Regardless of the content area or academic track students are on, they should be encouraged to be active participants in the learning process. This means that students should not be fed content areas or information, but rather be challenged to manipulate, examine, and interact with the content through various forms. Being “active” implicates that they must also have opportunities to fail and use trial and error within the learning process. As students are presented with different knowledge, they must also explore how to make learning more personal and relevant for themselves. All this should be taken into account with the goal of preparing students for today’s workforce and beyond the classroom. And when it comes to technology, educators must always examine how different tools can assist in that process.  

Classroom Applications

Within my own school district, you can find educators who are utilizing technology in innovative ways that push their students’ thinking and prepare them for life experiences that go beyond academics. For example, Elvira Deyamport, our gifted education teacher at an elementary setting, incorporates podcasts into her program. Students are very familiar with podcasts because they use them as a resource for research in the lower grades and then advance to creating their own podcasts in the upper grades. When students first use podcasts as a research tool, they are developing their listening skills and practicing note-taking through sketch noting. Once students are familiar with the many formats that podcasts have to offer, they then dig deeper into an issue that affects themselves or their community. After exploring that topic, students are given free range on how they want to present their podcast that they will later submit to The NPR Student Podcast Challenge. This online challenge gives students the opportunity to showcase their best work for a chance to be featured on NPR station.  

Projects such as this one push students to develop and apply skills in real world settings. While students are still developing essential listening, writing, and communication skills, they are using creative modes to demonstrate what they know or have learned. This goes beyond a typical paper and pencil research assignment that is normally expected of this age group of learners. With technology, Mrs. Deyamport’s students are able to push their thinking and creativity while also sharing their work with a global audience. 

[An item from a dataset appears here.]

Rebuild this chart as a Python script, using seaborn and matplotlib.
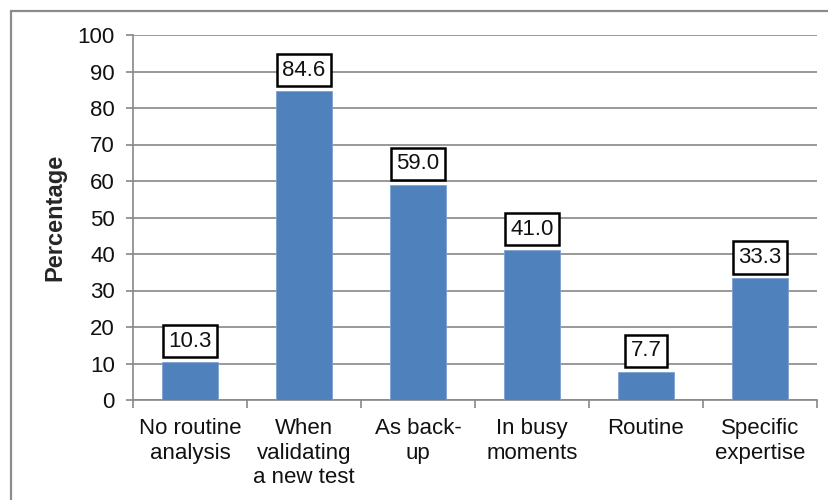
import matplotlib
matplotlib.use("Agg")
import matplotlib.pyplot as plt
import seaborn as sns
import pandas as pd
from matplotlib.patches import Rectangle

categories = ["No routine\nanalysis", "When\nvalidating\na new test", "As back-\nup",
              "In busy\nmoments", "Routine", "Specific\nexpertise"]
values = [10.3, 84.6, 59.0, 41.0, 7.7, 33.3]
yticks = [0, 10, 20, 30, 40, 50, 60, 70, 80, 90, 100]

sns.set_theme(style="white")
plt.rcParams['font.family'] = ['Liberation Sans', 'DejaVu Sans']

W, H = 829, 500
fig = plt.figure(figsize=(W / 100, H / 100), dpi=100)
ax = fig.add_axes([133 / W, 1 - 400 / H, (817 - 133) / W, (400 - 35) / H])

df = pd.DataFrame({"cat": categories, "val": values})
sns.barplot(data=df, x="cat", y="val", ax=ax, color="#4F81BD", saturation=1,
            width=0.49, edgecolor="#7FA2D4", linewidth=0.6, zorder=3)

grid_c = "#888888"
ax.set_ylim(0, 100)
ax.set_xlim(-0.5, len(categories) - 0.5)
ax.set_yticks(yticks)
ax.set_yticklabels([str(t) for t in yticks], fontsize=16, color="#111111")
ax.yaxis.grid(True, color=grid_c, linewidth=1.2, zorder=0)
ax.set_axisbelow(True)
ax.tick_params(axis="y", direction="out", length=5, width=1.2, color=grid_c, pad=8, left=True)

ax.set_xticks(range(len(categories)))
ax.set_xticklabels(categories, fontsize=16, color="#111111", linespacing=1.22)
ax.set_xticks([i - 0.5 for i in range(len(categories) + 1)], minor=True)
ax.tick_params(axis="x", which="major", length=0, pad=13)
ax.tick_params(axis="x", which="minor", direction="out", length=6, width=1.2, color=grid_c, bottom=True)

for s in ["top", "right"]:
    ax.spines[s].set_visible(False)
for s in ["left", "bottom"]:
    ax.spines[s].set_color(grid_c)
    ax.spines[s].set_linewidth(1.2)

ax.set_xlabel("")
ax.set_ylabel("Percentage", fontsize=17, fontweight="bold", labelpad=8)

for i, v in enumerate(values):
    ax.annotate(f"{v:.1f}", xy=(i, v), xytext=(0, 21), textcoords="offset pixels",
                ha="center", va="center", fontsize=16, color="#111111",
                bbox=dict(boxstyle="square,pad=0.25", fc="white", ec="black", lw=1.8),
                zorder=5)

fig.patches.append(Rectangle((11 / W, -0.1), 1.2, 1 - 11 / H + 0.1, transform=fig.transFigure,
                             fill=False, edgecolor="#8c8c8c", linewidth=1.6, zorder=10))

fig.savefig("out.png", dpi=100)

Our culinary arts program at Hattiesburg High School is also an integral part of the school. In an effort to raise funds to attend an annual conference, their teacher, Ms. Gonzalez, has students sell “hot plates” to faculty and staff members. Students are responsible for taking orders, preparing the meals, and delivering orders. The school is very supportive of the culinary art students and program every year. 

Activities like this allow students to take ownership of their learning. Not only are these students applying their culinary skills but they are sharing them with their school community. Organizing a fundraiser like this also teaches them organizational skills and helps them develop their communication skills. 

These examples show that learning can take place beyond the classroom walls. Students gain more if what they are learning is relevant to real-world contexts. Technology allows for students to showcase their learning on a global scale. 

While schools are occupied with accountability, it is challenging to prepare today’s learners with the necessary skills to navigate the ever-changing workforce. Generally, the students who lack experiences with more innovative approaches to college and career readiness are students from low-income backgrounds. Therefore it is essential that we prepare these students early on in their schooling to career-centered skills throughout their academic programs, which will later prepare them for different fields. If we are to truly impact our students’ futures, we must provide learning spaces that push them to explore, fail, and direct their own learning.